The author utilized qualitative interviews and demographic surveys with 41 contract workers from TaskRabbit, a personal assistant platform, and Kitchensurfing, a “rent-a-chef” service, to examine the impact of differing management assumptions on independent contractor perceptions of themselves as entrepreneurs.
The Theory X management assumptions and correlated behaviors directly contradict the entrepreneurial ethos marketed by the platforms, resulting in a psychological contract violation for workers and negative responses to the platform. In comparison, Theory Y managerial assumptions and correlated behaviors can be utilized to encourage worker innovation, creativity and sense of self as an entrepreneur.

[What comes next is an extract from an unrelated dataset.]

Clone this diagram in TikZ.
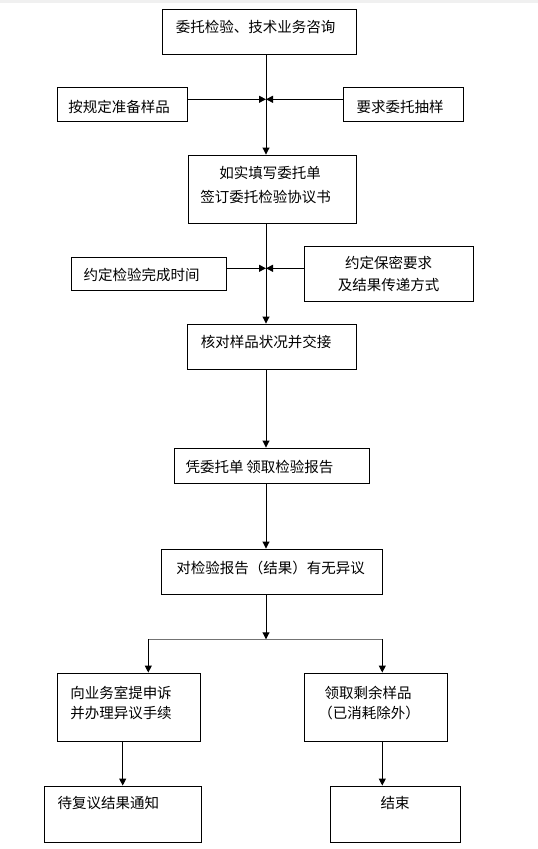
\documentclass[tikz,border=0pt]{standalone}
\usepackage{fontspec}
\newfontfamily\cjk{Noto Sans CJK SC}
\usetikzlibrary{arrows.meta}
\tikzset{
  box/.style={draw=black, line width=0.9pt, rectangle, inner sep=0pt, fill=white},
  lbl/.style={font=\cjk\fontsize{14.5}{17}\selectfont, inner sep=0pt, anchor=center},
  arr/.style={line width=0.9pt, -{Triangle[length=7pt,width=7pt]}},
  ln/.style={line width=0.9pt},
}
\begin{document}
\begin{tikzpicture}[x=1pt,y=-1pt]
\useasboundingbox (0,0) rectangle (538,849);
\fill[black!6] (0,0) rectangle (538,2.5);
% boxes
\node[box, minimum width=194pt, minimum height=45pt] (b1) at (259,31.5) {};
\node[box, minimum width=130pt, minimum height=34pt] (b2a) at (122,104) {};
\node[box, minimum width=120pt, minimum height=34pt] (b2b) at (403,104) {};
\node[box, minimum width=168pt, minimum height=68pt] (b3) at (272,189) {};
\node[box, minimum width=155pt, minimum height=33pt] (b4a) at (148.5,273.5) {};
\node[box, minimum width=169pt, minimum height=55pt] (b4b) at (388.8,273.5) {};
\node[box, minimum width=169pt, minimum height=45pt] (b5) at (271.5,346.5) {};
\node[box, minimum width=195pt, minimum height=35pt] (b6) at (271.5,465.5) {};
\node[box, minimum width=221pt, minimum height=45pt] (b7) at (271.5,571.5) {};
\node[box, minimum width=143pt, minimum height=68pt] (b8a) at (128.5,707) {};
\node[box, minimum width=143pt, minimum height=68pt] (b8b) at (375.5,707) {};
\node[box, minimum width=157pt, minimum height=56pt] (b9a) at (122.5,814) {};
\node[box, minimum width=130pt, minimum height=56pt] (b9b) at (395,814) {};
% texts
\node[lbl] (t1) at (255.5,27) {委托检验、技术业务咨询};
\node[lbl] (t2a) at (119,106.5) {按规定准备样品};
\node[lbl] (t2b) at (400,106.5) {要求委托抽样};
\node[lbl] (t3a) at (270,173.3) {如实填写委托单};
\node[lbl] (t3b) at (265.7,196.7) {签订委托检验协议书};
\node[lbl] (t4a) at (141.7,275) {约定检验完成时间};
\node[lbl] (t4b1) at (388.5,263.3) {约定保密要求};
\node[lbl] (t4b2) at (388.5,285) {及结果传递方式};
\node[lbl] (t5) at (266,341.7) {核对样品状况并交接};
\node[lbl] (t6) at (259.5,466.7) {凭委托单\hspace{3pt}领取检验报告};
\node[lbl] (t7) at (270.5,568.3) {对检验报告（结果）有无异议};
\node[lbl] (t8a1) at (121,693.3) {向业务室提申诉};
\node[lbl] (t8a2) at (121,713.3) {并办理异议手续};
\node[lbl] (t8b1) at (368,693) {领取剩余样品};
\node[lbl] (t8b2) at (369,713) {（已消耗除外）};
\node[lbl] (t9a) at (108.3,803.3) {待复议结果通知};
\node[lbl] (t9b) at (395,803) {结束};
% spine and junctions
\coordinate (sp) at (266,0);
\coordinate (j1) at (266,99.3);
\coordinate (j2) at (266,268.3);
\coordinate (j3) at (266,639.3);
\coordinate (jl) at (148.3,639.3);
\coordinate (jr) at (382.3,639.3);
\coordinate (cl) at (122.7,0);
% connectors
\draw[arr] (sp |- b1.south) -- (sp |- b3.north);
\draw[arr] (b2a.east |- j1) -- (j1);
\draw[arr] (b2b.west |- j1) -- (j1);
\draw[arr] (sp |- b3.south) -- (sp |- b5.north);
\draw[arr] (b4a.east |- j2) -- (j2);
\draw[arr] (b4b.west |- j2) -- (j2);
\draw[arr] (sp |- b5.south) -- (sp |- b6.north);
\draw[arr] (sp |- b6.south) -- (sp |- b7.north);
\draw[arr] (sp |- b7.south) -- (j3);
\draw[ln, black!55] (jl) -- (jr);
\draw[arr] (jl) -- (jl |- b8a.north);
\draw[arr] (jr) -- (jr |- b8b.north);
\draw[arr] (cl |- b8a.south) -- (cl |- b9a.north);
\draw[arr] (jr |- b8b.south) -- (jr |- b9b.north);
\end{tikzpicture}
\end{document}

As the gig economy continues to grow, algorithms are likely to take on increased importance as a management tool. Although some have suggested that such algorithms may reduce the impact of a capricious manager, the fact remains that algorithms are created by management. If the gig economy intends to encourage entrepreneurship, additional attention must be paid to how differing management assumptions, and their resulting behaviors and algorithms, affect worker attitudes and experience.
This study represents one of the initial academic investigations into how the Theory X and Theory Y management assumptions and correlated perspectives may be applied to independent contractors within the gig economy. Additionally, this study is among the first to examine how gig worker attitudes toward platform firms, and views of themselves as entrepreneurs, are affected by algorithm-implemented management policies.